THE REQUEST: Find the word "with" in the material below and gather every line that contains it.

DATA:
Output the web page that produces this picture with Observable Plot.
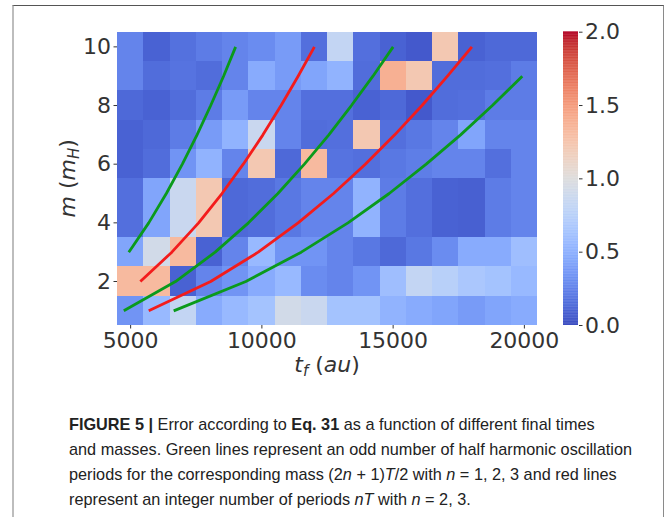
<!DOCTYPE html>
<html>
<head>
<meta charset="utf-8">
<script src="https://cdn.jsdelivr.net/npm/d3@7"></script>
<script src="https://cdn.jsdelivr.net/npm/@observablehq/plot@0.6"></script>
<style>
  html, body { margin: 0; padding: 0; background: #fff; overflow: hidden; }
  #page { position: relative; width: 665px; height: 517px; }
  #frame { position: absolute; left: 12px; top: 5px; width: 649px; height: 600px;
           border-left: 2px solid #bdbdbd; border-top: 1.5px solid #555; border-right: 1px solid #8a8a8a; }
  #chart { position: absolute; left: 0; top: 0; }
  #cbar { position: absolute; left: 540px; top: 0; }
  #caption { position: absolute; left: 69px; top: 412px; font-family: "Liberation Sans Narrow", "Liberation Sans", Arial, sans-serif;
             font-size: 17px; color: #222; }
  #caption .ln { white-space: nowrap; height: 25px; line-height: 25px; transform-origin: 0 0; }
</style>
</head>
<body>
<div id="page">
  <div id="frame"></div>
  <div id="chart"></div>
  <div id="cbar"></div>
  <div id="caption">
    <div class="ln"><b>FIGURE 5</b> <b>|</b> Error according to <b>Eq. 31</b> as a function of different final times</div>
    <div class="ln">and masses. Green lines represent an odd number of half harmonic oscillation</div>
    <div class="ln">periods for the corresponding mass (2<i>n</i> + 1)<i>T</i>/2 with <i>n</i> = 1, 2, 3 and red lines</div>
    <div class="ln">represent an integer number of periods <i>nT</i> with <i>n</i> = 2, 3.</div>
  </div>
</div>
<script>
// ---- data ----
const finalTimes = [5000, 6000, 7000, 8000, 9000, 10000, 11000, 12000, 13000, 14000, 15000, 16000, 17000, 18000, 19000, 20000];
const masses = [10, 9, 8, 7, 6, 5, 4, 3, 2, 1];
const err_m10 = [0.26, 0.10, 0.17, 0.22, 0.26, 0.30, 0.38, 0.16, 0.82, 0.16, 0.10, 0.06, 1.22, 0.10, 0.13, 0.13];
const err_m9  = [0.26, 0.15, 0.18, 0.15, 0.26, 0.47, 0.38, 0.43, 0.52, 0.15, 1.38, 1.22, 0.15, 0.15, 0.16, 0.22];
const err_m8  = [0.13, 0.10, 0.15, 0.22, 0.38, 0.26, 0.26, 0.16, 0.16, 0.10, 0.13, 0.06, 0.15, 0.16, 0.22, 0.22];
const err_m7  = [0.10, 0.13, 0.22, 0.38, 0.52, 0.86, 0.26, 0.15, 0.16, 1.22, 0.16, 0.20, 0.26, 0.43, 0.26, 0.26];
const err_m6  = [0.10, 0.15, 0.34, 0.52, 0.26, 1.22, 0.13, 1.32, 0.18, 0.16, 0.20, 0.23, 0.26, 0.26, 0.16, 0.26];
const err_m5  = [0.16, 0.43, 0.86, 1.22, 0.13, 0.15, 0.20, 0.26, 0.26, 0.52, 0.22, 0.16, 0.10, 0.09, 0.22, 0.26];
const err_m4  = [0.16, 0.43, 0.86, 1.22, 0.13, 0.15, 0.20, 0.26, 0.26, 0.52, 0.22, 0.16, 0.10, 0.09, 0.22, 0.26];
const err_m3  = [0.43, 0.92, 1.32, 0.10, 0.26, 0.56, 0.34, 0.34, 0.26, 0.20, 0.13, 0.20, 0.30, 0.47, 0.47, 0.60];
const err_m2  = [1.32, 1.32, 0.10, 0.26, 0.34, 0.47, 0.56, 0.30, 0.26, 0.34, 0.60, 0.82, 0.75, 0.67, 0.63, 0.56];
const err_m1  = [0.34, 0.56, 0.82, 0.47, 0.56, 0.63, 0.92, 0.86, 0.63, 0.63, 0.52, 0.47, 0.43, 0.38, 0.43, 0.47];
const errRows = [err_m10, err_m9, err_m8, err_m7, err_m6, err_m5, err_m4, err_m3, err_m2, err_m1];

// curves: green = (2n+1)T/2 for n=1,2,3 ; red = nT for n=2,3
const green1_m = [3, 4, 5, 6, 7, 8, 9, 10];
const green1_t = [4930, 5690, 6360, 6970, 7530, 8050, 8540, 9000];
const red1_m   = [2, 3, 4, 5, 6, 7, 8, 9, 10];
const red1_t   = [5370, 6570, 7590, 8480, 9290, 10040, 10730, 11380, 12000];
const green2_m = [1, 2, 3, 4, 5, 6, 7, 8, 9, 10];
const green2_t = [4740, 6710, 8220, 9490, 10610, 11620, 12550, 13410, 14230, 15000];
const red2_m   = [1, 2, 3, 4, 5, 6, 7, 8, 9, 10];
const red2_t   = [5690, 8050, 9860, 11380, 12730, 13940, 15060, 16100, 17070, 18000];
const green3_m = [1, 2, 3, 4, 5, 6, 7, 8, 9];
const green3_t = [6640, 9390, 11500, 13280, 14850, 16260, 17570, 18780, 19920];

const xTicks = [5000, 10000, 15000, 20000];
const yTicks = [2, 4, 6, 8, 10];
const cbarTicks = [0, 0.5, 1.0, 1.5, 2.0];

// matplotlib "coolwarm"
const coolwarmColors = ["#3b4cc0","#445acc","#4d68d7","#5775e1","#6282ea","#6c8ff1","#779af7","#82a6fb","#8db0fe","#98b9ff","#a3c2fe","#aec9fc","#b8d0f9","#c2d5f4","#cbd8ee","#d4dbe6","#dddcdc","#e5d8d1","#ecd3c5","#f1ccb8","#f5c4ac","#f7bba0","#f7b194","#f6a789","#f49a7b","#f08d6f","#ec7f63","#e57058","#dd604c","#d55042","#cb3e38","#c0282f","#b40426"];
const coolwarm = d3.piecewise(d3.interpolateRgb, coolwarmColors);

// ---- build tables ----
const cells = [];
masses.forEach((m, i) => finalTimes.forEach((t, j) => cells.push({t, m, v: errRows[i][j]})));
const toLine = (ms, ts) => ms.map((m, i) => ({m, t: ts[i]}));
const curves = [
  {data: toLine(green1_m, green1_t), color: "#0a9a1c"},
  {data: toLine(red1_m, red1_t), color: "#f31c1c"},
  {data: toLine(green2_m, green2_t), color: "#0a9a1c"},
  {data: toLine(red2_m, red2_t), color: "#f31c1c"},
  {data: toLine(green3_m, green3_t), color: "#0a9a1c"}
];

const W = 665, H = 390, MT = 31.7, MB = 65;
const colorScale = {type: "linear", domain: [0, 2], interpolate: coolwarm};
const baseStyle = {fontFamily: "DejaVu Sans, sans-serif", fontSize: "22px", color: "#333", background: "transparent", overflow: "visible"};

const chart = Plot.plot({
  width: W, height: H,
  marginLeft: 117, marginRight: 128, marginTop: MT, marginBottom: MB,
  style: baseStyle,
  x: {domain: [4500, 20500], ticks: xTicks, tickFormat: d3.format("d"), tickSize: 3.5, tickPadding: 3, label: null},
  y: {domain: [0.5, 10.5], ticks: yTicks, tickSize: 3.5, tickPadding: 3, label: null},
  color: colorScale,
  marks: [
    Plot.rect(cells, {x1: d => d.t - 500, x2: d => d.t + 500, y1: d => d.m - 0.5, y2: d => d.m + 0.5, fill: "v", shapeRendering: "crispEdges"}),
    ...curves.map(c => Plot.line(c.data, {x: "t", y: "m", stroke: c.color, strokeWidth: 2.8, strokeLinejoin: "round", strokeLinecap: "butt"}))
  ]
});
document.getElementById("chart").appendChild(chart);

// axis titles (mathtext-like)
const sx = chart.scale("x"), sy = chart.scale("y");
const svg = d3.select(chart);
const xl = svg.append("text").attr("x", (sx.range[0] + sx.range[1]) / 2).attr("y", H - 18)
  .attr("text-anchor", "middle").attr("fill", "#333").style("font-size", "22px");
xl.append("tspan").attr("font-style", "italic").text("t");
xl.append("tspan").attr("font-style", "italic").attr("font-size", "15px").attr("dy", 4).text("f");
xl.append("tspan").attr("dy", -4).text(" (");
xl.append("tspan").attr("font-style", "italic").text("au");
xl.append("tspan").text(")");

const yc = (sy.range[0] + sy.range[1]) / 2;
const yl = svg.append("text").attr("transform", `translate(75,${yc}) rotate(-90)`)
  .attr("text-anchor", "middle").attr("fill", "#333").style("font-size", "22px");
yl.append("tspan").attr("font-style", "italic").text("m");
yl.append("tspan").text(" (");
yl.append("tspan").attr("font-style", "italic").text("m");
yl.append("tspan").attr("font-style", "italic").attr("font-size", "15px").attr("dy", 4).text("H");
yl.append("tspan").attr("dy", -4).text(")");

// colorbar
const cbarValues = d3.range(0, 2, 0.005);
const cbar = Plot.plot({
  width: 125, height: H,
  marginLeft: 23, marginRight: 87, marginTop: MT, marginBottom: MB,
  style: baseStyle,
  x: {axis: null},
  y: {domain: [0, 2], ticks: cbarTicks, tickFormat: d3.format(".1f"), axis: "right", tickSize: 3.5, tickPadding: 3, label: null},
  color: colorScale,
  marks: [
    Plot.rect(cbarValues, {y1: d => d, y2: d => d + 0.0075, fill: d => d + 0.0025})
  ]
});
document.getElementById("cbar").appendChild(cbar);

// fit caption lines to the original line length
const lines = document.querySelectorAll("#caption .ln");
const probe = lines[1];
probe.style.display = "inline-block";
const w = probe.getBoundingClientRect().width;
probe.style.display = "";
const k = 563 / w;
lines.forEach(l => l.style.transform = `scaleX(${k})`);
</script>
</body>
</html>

THE COMPLETED TASK:
Output the web page that produces this picture with Observable Plot.
    <div class="ln">periods for the corresponding mass (2<i>n</i> + 1)<i>T</i>/2 with <i>n</i> = 1, 2, 3 and red lines</div>
    <div class="ln">represent an integer number of periods <i>nT</i> with <i>n</i> = 2, 3.</div>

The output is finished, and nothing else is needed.